Even so, it's a spot where manager Jim Tracy likes his bat.

"He handles the bat extremely well," Tracy said. "Tyler Colvin's a guy you can put runners in motion with, and he's going to get a good swing off and put the ball in play.

"This is also a bat that you have to respect from a depth standpoint and not cheat too much to the point where if there's multiple runners, he's going to burn you and drive a ball over your head. He has that capability, he makes those outfielders stay honest that way."

Colvin also has been a valuable and versatile defender, having already played each of the three outfield positions and first base at least once each. His start Friday night gave right fielder Michael Cuddyer an extra day off to rest his bruised left big toe, while Dexter Fowler got a day off Sunday.

Tracy said the Rockies brought Colvin in two months before Spring Training to get a jump on working with the young outfielder. Colvin came to the Rockies in a trade with the Cubs in December.
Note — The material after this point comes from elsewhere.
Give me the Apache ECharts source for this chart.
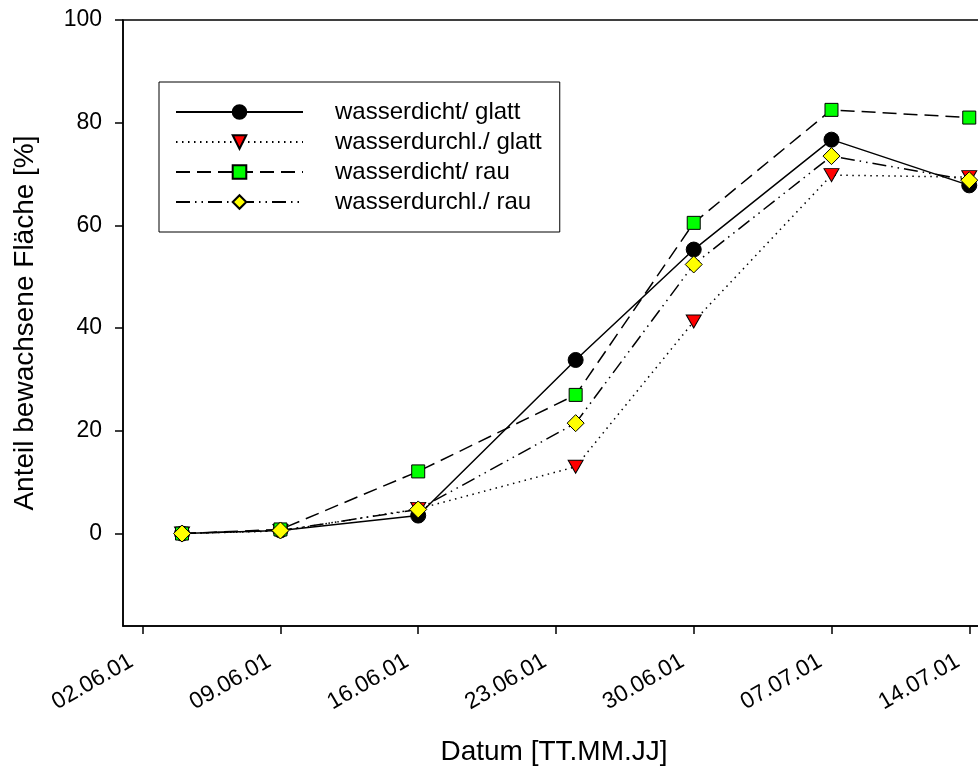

"We got very proactive on this one," Tracy said. "There were some things that we saw on film that we strongly felt had to be cleaned up, that we felt like, 'This is the big reason why he took a major step backward in 2011, in relation to where he was in 2010.'

"We wanted to get started and give him the opportunity to take the information home with him, knowing he still had eight weeks to go, rather than vice versa."